Where closure requires new accommodation, providers should connect planning with housing and placement transition support. Location, accessibility, privacy, compatibility, transport and proximity to family or community assets can determine whether the move supports real inclusion.
Commissioner and CQC expectations
Commissioners expect providers to evidence that campus closure leads to personalised, sustainable and community-based outcomes. They will want assurance that people are not moved into smaller versions of institutional care and that support models are safe, rights-based and financially credible.

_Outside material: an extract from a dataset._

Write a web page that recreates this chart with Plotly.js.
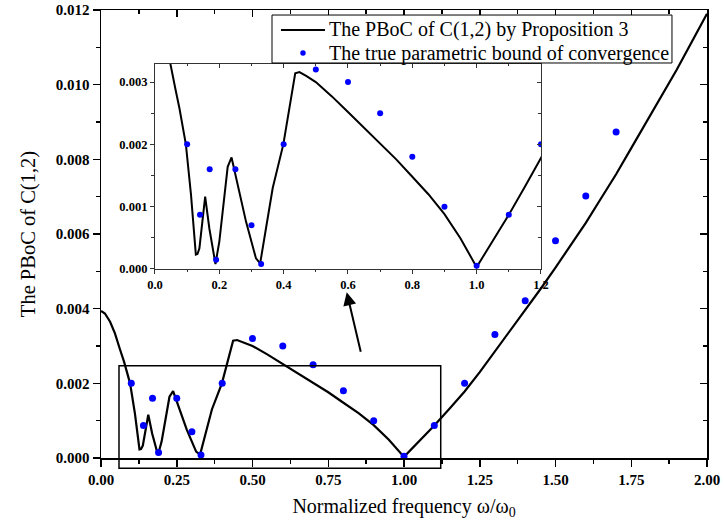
<!DOCTYPE html>
<html>
<head>
<meta charset="utf-8">
<script src="https://cdn.plot.ly/plotly-3.0.1.min.js"></script>
<style>html,body{margin:0;padding:0;background:#fff;}</style>
</head>
<body>
<div id="chart" style="width:724px;height:529px;"></div>
<script>
// PBoC curve by Proposition 3 (normalized frequency, value)
var curveX = [0.000, 0.013, 0.030, 0.046, 0.063, 0.076, 0.096, 0.112, 0.127, 0.132, 0.138, 0.156, 0.169,
              0.188, 0.200, 0.226, 0.238, 0.252, 0.283, 0.314, 0.327, 0.345, 0.366, 0.399, 0.436, 0.449,
              0.470, 0.500, 0.550, 0.600, 0.650, 0.700, 0.750, 0.800, 0.850, 0.900, 0.950, 1.000, 1.050,
              1.100, 1.150, 1.200, 1.250, 1.300, 1.350, 1.400, 1.450, 1.500, 1.550, 1.600, 1.650, 1.700,
              1.750, 1.800, 1.850, 1.900, 1.950, 2.000];
var curveY = [0.00394, 0.00387, 0.00365, 0.00334, 0.00290, 0.00258, 0.00200, 0.00119, 0.00023, 0.00024,
              0.00033, 0.00116, 0.00065, 0.00008, 0.00044, 0.00164, 0.00179, 0.00146, 0.00076, 0.00017,
              0.00009, 0.00065, 0.00130, 0.00200, 0.00314, 0.00316, 0.00310, 0.00300, 0.00277, 0.00252,
              0.00227, 0.00201, 0.00176, 0.00148, 0.00120, 0.00088, 0.00049, 0.00003, 0.00045, 0.00087,
              0.00132, 0.00178, 0.00230, 0.00285, 0.00340, 0.00395, 0.00452, 0.00510, 0.00570, 0.00630,
              0.00695, 0.00760, 0.00830, 0.00900, 0.00970, 0.01040, 0.01115, 0.01190];
// True parametric bound of convergence
var trueX = [0.10, 0.14, 0.17, 0.19, 0.25, 0.30, 0.33, 0.40, 0.50, 0.60, 0.70, 0.80, 0.90, 1.00, 1.10,
             1.20, 1.30, 1.40, 1.50, 1.60, 1.70];
var trueY = [0.00200, 0.00087, 0.00160, 0.00015, 0.00160, 0.00070, 0.00008, 0.00200, 0.00320, 0.00300,
             0.00250, 0.00180, 0.00100, 0.00005, 0.00087, 0.00200, 0.00331, 0.00421, 0.00582, 0.00702,
             0.00873];
var seriesNames = ['The PBoC of C(1,2) by Proposition 3', 'The true parametric bound of convergence'];

var FF = 'Liberation Serif, Times New Roman, serif';
var tickFontMain = {family: FF, size: 15, color: '#000', weight: 'bold'};
var tickFontInset = {family: FF, size: 12.5, color: '#000', weight: 'bold'};

var traces = [
  {x: curveX, y: curveY, mode: 'lines', name: seriesNames[0], line: {color: '#000', width: 2.2},
   xaxis: 'x', yaxis: 'y', hoverinfo: 'skip'},
  {x: trueX, y: trueY, mode: 'markers', name: seriesNames[1], marker: {color: '#0000ff', size: 7},
   xaxis: 'x', yaxis: 'y', hoverinfo: 'skip'},
  {x: curveX, y: curveY, mode: 'lines', showlegend: false, line: {color: '#000', width: 2},
   xaxis: 'x2', yaxis: 'y2', hoverinfo: 'skip'},
  {x: trueX, y: trueY, mode: 'markers', showlegend: false, marker: {color: '#0000ff', size: 6},
   xaxis: 'x2', yaxis: 'y2', hoverinfo: 'skip', cliponaxis: true},
  {x: [0], y: [0], mode: 'markers', showlegend: false, marker: {opacity: 0},
   xaxis: 'x3', yaxis: 'y3', hoverinfo: 'skip'},
  {x: [0], y: [0], mode: 'markers', showlegend: false, marker: {opacity: 0},
   xaxis: 'x4', yaxis: 'y4', hoverinfo: 'skip'}
];

var mainAxisCommon = {showgrid: false, zeroline: false, showline: true, linecolor: '#000', linewidth: 1.5,
  ticklen: 7, tickwidth: 1.5, tickcolor: '#000'};
var insetAxisCommon = {showgrid: false, zeroline: false, showline: true, linecolor: '#333', linewidth: 1,
  ticklen: 4, tickwidth: 1, tickcolor: '#333'};

// Compact boxed legend (drawn as shapes + text annotations to match the reference's tight spacing)
var legendFont = {family: FF, size: 20, color: '#000'};

var layout = {
  width: 724, height: 529,
  margin: {l: 101, r: 17, t: 10, b: 71},
  paper_bgcolor: '#fff', plot_bgcolor: 'rgba(0,0,0,0)',
  font: {family: FF, color: '#000'},
  showlegend: false,
  xaxis: Object.assign({}, mainAxisCommon, {domain: [0, 1], range: [0, 2], tick0: 0, dtick: 0.25,
    tickformat: '.2f', ticks: 'outside', anchor: 'y', tickfont: tickFontMain,
    minor: {dtick: 0.125, ticks: 'outside', ticklen: 4, tickwidth: 1.5, tickcolor: '#000', showgrid: false},
    title: {text: 'Normalized frequency ω/ω<sub>0</sub>', font: {family: FF, size: 20, color: '#000'}, standoff: 12}}),
  yaxis: Object.assign({}, mainAxisCommon, {domain: [0, 1], range: [0, 0.012], tick0: 0, dtick: 0.002,
    tickformat: '.3f', ticks: 'outside', anchor: 'x', tickfont: tickFontMain,
    minor: {dtick: 0.001, ticks: 'outside', ticklen: 4, tickwidth: 1.5, tickcolor: '#000', showgrid: false},
    title: {text: 'The PBoC of C(1,2)', font: {family: FF, size: 20.5, color: '#000'}, standoff: 14}}),
  xaxis3: Object.assign({}, mainAxisCommon, {overlaying: 'x', side: 'top', anchor: 'y3', range: [0, 2],
    tick0: 0, dtick: 0.25, ticks: 'inside', showticklabels: false,
    minor: {dtick: 0.125, ticks: 'inside', ticklen: 4, tickwidth: 1.5, tickcolor: '#000', showgrid: false}}),
  yaxis3: Object.assign({}, mainAxisCommon, {overlaying: 'y', side: 'right', anchor: 'x3', range: [0, 0.012],
    tick0: 0, dtick: 0.002, ticks: 'inside', showticklabels: false,
    minor: {dtick: 0.001, ticks: 'inside', ticklen: 4, tickwidth: 1.5, tickcolor: '#000', showgrid: false}}),
  xaxis2: Object.assign({}, insetAxisCommon, {domain: [0.0891, 0.726], anchor: 'y2', range: [0, 1.2],
    tick0: 0, dtick: 0.2, tickformat: '.1f', ticks: 'outside', tickfont: tickFontInset,
    minor: {dtick: 0.1, ticks: 'outside', ticklen: 2.5, tickwidth: 1, tickcolor: '#333', showgrid: false}}),
  yaxis2: Object.assign({}, insetAxisCommon, {domain: [0.4219, 0.8795], anchor: 'x2', range: [0, 0.00329],
    tick0: 0, dtick: 0.001, tickformat: '.3f', ticks: 'outside', tickfont: tickFontInset,
    minor: {dtick: 0.0005, ticks: 'outside', ticklen: 2.5, tickwidth: 1, tickcolor: '#333', showgrid: false}}),
  xaxis4: Object.assign({}, insetAxisCommon, {overlaying: 'x2', side: 'top', anchor: 'y4', range: [0, 1.2],
    tick0: 0, dtick: 0.2, ticks: 'inside', showticklabels: false,
    minor: {dtick: 0.1, ticks: 'inside', ticklen: 2.5, tickwidth: 1, tickcolor: '#333', showgrid: false}}),
  yaxis4: Object.assign({}, insetAxisCommon, {overlaying: 'y2', side: 'right', anchor: 'x4', range: [0, 0.00329],
    tick0: 0, dtick: 0.001, ticks: 'inside', showticklabels: false,
    minor: {dtick: 0.0005, ticks: 'inside', ticklen: 2.5, tickwidth: 1, tickcolor: '#333', showgrid: false}}),
  shapes: [
    // zoom-region rectangle
    {type: 'rect', xref: 'paper', yref: 'paper', x0: 0.0297, x1: 0.5606, y0: -0.023, y1: 0.206,
     line: {color: '#000', width: 1.5}, fillcolor: 'rgba(0,0,0,0)', layer: 'above'},
    // legend box
    {type: 'rect', xref: 'paper', yref: 'paper', x0: 0.2822, x1: 0.9422, y0: 0.8817, y1: 0.9888,
     line: {color: '#000', width: 1}, fillcolor: '#fff', layer: 'above'},
    // legend line sample
    {type: 'line', xref: 'paper', yref: 'paper', x0: 0.2970, x1: 0.3696, y0: 0.9554, y1: 0.9554,
     line: {color: '#000', width: 2.2}, layer: 'above'},
    // legend marker sample
    {type: 'circle', xref: 'paper', yref: 'paper', x0: 0.3288, x1: 0.3378, y0: 0.8980, y1: 0.9100,
     line: {color: '#0000ff', width: 0}, fillcolor: '#0000ff', layer: 'above'}
  ],
  annotations: [
    {x: 0.811, y: 0.00444, xref: 'x', yref: 'y', text: ' ', showarrow: true, ax: 16, ay: 68,
     arrowhead: 2, arrowsize: 1.3, arrowwidth: 2, arrowcolor: '#000', standoff: 0},
    {x: 0.3729, y: 0.9554, xref: 'paper', yref: 'paper', text: seriesNames[0], showarrow: false,
     xanchor: 'left', yanchor: 'middle', font: legendFont},
    {x: 0.3729, y: 0.9040, xref: 'paper', yref: 'paper', text: seriesNames[1], showarrow: false,
     xanchor: 'left', yanchor: 'middle', font: legendFont}
  ]
};

Plotly.newPlot('chart', traces, layout, {staticPlot: true, displayModeBar: false});
</script>
</body>
</html>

CQC expectations focus on safe, caring, responsive, effective and well-led support. Inspectors may look at choice, restriction, community inclusion, person-centred planning, staff culture, safeguarding and whether people experience improved quality of life after transition.
Common pitfalls
- Treating campus closure as a property move rather than a life transition.
- Moving groups together without individual compatibility assessment.
- Recreating institutional routines inside supported living homes.
- Ignoring grief, anxiety or loss linked to leaving familiar places and people.
- Failing to prepare staff for a different model of support.
- Not involving advocacy where decisions affect rights and restrictions.
- Choosing housing because it is available rather than because it fits the person.
- Measuring success by closure completion rather than post-move outcomes.
Conclusion
Supporting positive outcomes following closure of institutional campus settings requires individual planning, strong workforce leadership and clear evidence of life improvement. Strong providers protect continuity where it matters, reduce institutional habits and build ordinary community living around each person. When closure is governed through outcomes rather than movement alone, people with learning disabilities are more likely to gain choice, connection and long-term stability.